Change Happens: They Keep Moving The Cheese.

Anticipate Change: Get Ready For The Cheese To Move.

Monitor Change: Smell The Cheese Often So You Know When It Is Getting Old.

Adapt To Change Quickly: The Quicker You Let Go Of Old Cheese, The Sooner You Can Enjoy New Cheese.

Change: Move With The Cheese.

Enjoy Change!: Savor The Adventure And Enjoy The Taste Of New Cheese!

Be Ready To Change Quickly And Enjoy It Again & Again: They Keep Moving The Cheese.

By the way, every single one of the above lessons appear here exactly as they appeared in the book. There is no possible way that I could make them any more ridiculous or absurd than they already are.

Books like this are why people hate the Self-Help and Success genres. I could sit here for months and try to come up with the lamest Self-Help parody imaginable, and it still couldn't top this book. It's a fucking parody of itself, yet it tells you with a straight face how life-changing it is. The worst thing about it is that the advice in this book is actually good and should be taken to heart. You should be prepared to face change, and you should keep an optimistic view about it. There are sections in the story where it succeeds in sending that point across, but it doesn't change the fact that THIS IS A STUPID STORY, made worse by the way the author continuously pats himself on the back for delivering such powerful lessons to you. It also contains the most shameless marketing I've seen in a book. The characters in the story talk about how everyone needs to hear this story, the writer of the foreword to the book talks about how he gave copies of it to everyone in his business and how you should too, and in the back there's a handy order form so you can easily send away for as many copies of the book as you'd like, so you can give them away as gifts. I guess it worked, though, since this piece of shit was a NUMBER ONE BESTSELLER.

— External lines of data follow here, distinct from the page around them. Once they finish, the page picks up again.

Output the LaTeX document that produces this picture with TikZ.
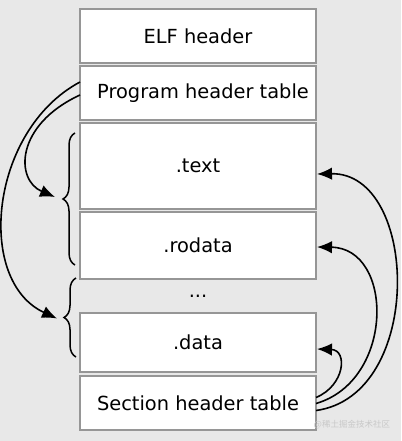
\documentclass[tikz,border=0pt]{standalone}
\usepackage{fontspec}
\setmainfont{DejaVu Sans}
\newfontfamily\cjk{Noto Sans CJK SC}
\usetikzlibrary{arrows.meta,positioning,calc,decorations.pathreplacing}
\definecolor{pagebg}{RGB}{232,232,232}
\definecolor{segline}{RGB}{150,150,150}
\definecolor{markgray}{RGB}{200,200,200}

\begin{document}
\begin{tikzpicture}[
    x=1pt, y=1pt,
    font=\fontsize{19.4}{23}\selectfont,
    node distance=3pt,
    seg/.style={rectangle, draw=segline, fill=white, line width=1.2pt,
      minimum width=236pt, inner sep=0pt, outer sep=0pt},
    curly/.style={decorate, decoration={brace, amplitude=12pt}, line width=1.5pt},
    link/.style={-{Latex[length=15pt,width=12.5pt]}, line width=1.6pt}
  ]
  \fill[pagebg, use as bounding box] (0,0) rectangle (401,-441);
  % sections of the file, top to bottom
  \node[seg, minimum height=54pt, anchor=north west] (elf) at (80,-9) {ELF header};
  \node[seg, minimum height=54pt, below=of elf] (pht) {\hspace*{10pt}Program header table};
  \node[seg, minimum height=86pt, below=of pht] (text) {.text};
  \node[seg, minimum height=67pt, below=of text] (rodata) {.rodata};
  \node[minimum height=34pt, inner sep=0pt, outer sep=0pt, below=0pt of rodata] (dots) {...};
  \node[seg, minimum height=59pt, below=0pt of dots] (data) {.data};
  \node[seg, minimum height=54pt, below=4pt of data] (sht) {Section header table};
  % segments
  \draw[curly] ($(rodata.south west)+(-5,14)$) -- ($(text.north west)+(-5,-10)$);
  \draw[curly] ($(data.south west)+(-4,15)$) -- ($(rodata.south west)+(-4,1)$);
  \coordinate (segA) at ($(text.north west)+(-25,-74)$);
  \coordinate (segB) at ($(data.west)+(-23,24)$);
  \draw[link] ($(pht.west)+(0,-2)$) .. controls +(-65,-30) and +(-40,17) .. (segA);
  \draw[link] ($(pht.west)+(0,11)$) .. controls +(-90,-48) and +(-82,38) .. (segB);
  % section headers
  \draw[link] ($(sht.east)+(0,-7.5)$) .. controls +(109,15) and +(102,2) .. ($(text.east)+(1,-8)$);
  \draw[link] ($(sht.east)+(0,-0.5)$) .. controls +(79,23) and +(77,-1) .. ($(rodata.east)+(1,-1.5)$);
  \draw[link] ($(sht.east)+(0,5.5)$) .. controls +(29,12) and +(31,-1) .. ($(data.east)+(1,-6.5)$);
  \node[text=markgray, font=\cjk\fontsize{8.5}{10}\selectfont] (mark) at (352,-425) {@稀土掘金技术社区};
\end{tikzpicture}
\end{document}
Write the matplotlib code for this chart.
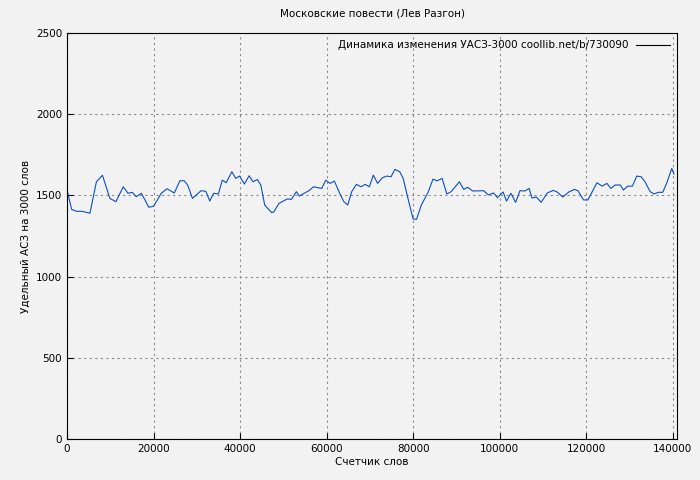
import matplotlib
matplotlib.use("Agg")
import matplotlib.pyplot as plt

words = [0,1070,2200,3500,5300,6800,8200,9900,11300,13000,14100,15100,16000,17200,18900,20000,
21800,23100,24800,26100,27100,27900,29000,31000,32100,33000,33900,35000,35900,36800,38100,39000,
39900,41000,42100,43000,44000,44800,45700,47300,47800,49000,50900,51900,53000,53700,55900,57000,
58900,59800,60800,61800,63000,64000,64900,65800,66900,68000,68900,69900,70800,71800,72900,73900,
74900,75800,76900,77700,78900,80000,80800,81900,83400,84600,85600,86700,87800,88800,90700,91700,
92600,93800,96300,97400,98600,99500,100800,101600,102600,103700,104700,105800,106800,107500,108500,
109600,111000,112400,113300,114600,116000,117300,118100,119400,120400,122500,123700,124800,125700,
126700,127900,128600,129600,130700,131700,132700,133600,134800,135700,136700,137700,138600,139800,140300]
values = [1533,1414,1402,1402,1390,1584,1624,1482,1461,1553,1513,1519,1492,1513,1427,1433,
1513,1541,1515,1590,1590,1563,1482,1529,1525,1465,1513,1509,1594,1578,1646,1605,
1619,1570,1621,1584,1598,1563,1441,1394,1398,1451,1478,1476,1523,1496,1529,1553,
1543,1594,1574,1588,1515,1461,1441,1523,1568,1553,1568,1553,1625,1574,1609,1619,
1615,1660,1646,1605,1472,1355,1353,1441,1515,1600,1590,1605,1509,1523,1584,1537,
1550,1527,1529,1503,1515,1486,1521,1465,1513,1457,1529,1527,1543,1484,1490,
1457,1515,1531,1521,1490,1521,1537,1529,1472,1472,1578,1557,1574,1543,
1564,1564,1533,1557,1557,1619,1615,1584,1523,1509,1519,1519,1574,1666,1631]

bg = "#f2f2f2"
fig = plt.figure(figsize=(7, 4.8), dpi=100, facecolor=bg)
ax = fig.add_axes([67/700, 1-439/480, 610/700, 406/480], facecolor=bg)
ax.plot(words, values, color="#0b4fc0", lw=0.8, label="Динамика изменения УАСЗ-3000 coollib.net/b/730090")
ax.set_xlim(0, 141000)
ax.set_ylim(0, 2500)
ax.set_xticks(range(0, 140001, 20000))
ax.set_yticks(range(0, 2501, 500))
ax.grid(True, color="#888888", ls=(0, (2, 3)), lw=0.8)
ax.tick_params(labelsize=7.5, direction="in", length=4)
ax.set_xlabel("Счетчик слов", fontsize=7.5, labelpad=2)
ax.set_ylabel("Удельный АСЗ на 3000 слов", fontsize=7.5)
ax.set_title("Московские повести (Лев Разгон)", fontsize=7.5, pad=12)
leg = ax.legend(loc="upper right", frameon=False, fontsize=7.5, markerfirst=False,
                handlelength=3.2, borderaxespad=0.3)
for h in leg.get_lines():
    h.set_color("black")
fig.savefig("out.png", dpi=100, facecolor=bg)
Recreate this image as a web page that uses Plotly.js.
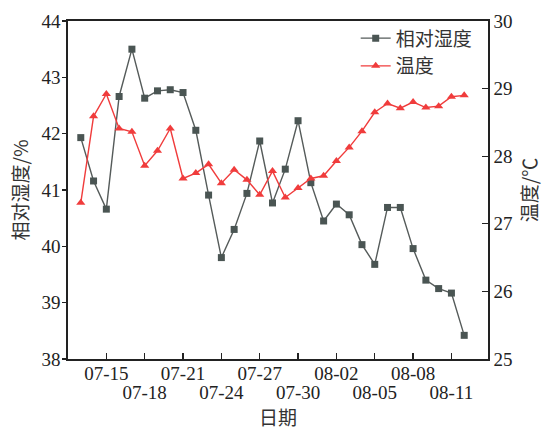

I'd also like to say that the title of this book is possibly the worst part of it. Yes, a character (Hem) actually yells "Who Moved My Cheese?," and both Hem and Haw think that the cheese was actually moved. The reason why the idea of "moving cheese" doesn't work is because the cheese was never moved...it was eaten. The cheese was devoured, and you can't "move with the cheese" if it is being eaten, digested, and shit out. "They" don't keep "moving the cheese," because the other cheese is different, and when you find it, it gets eaten, digested, and shit out, too. It's not the same cheese at all, so it wasn't moved, and if something isn't moved, YOU CAN'T FUCKING MOVE WITH IT.

Don't get me wrong, I enjoy a good fable just as much as the next person. I have heard the "Acres Of Diamonds" story and found it just delightful. I have read many different inspirational stories, and a lot of them are cute, entertaining, and profound. What I don't like is cheap marketing, inflated self-importance, and shitty storytelling, especially if it's all wrapped up in the same package. Johnson knew what he was doing with this book, and some of the characters in his "reunion" story even poke fun at how corny the story is. But some things are unforgivable. Fuck this book, fuck Johnson, and fuck the assholes who made it a bestseller. I'll take The Poky Little Puppy over this steaming pile of rat-shit any day.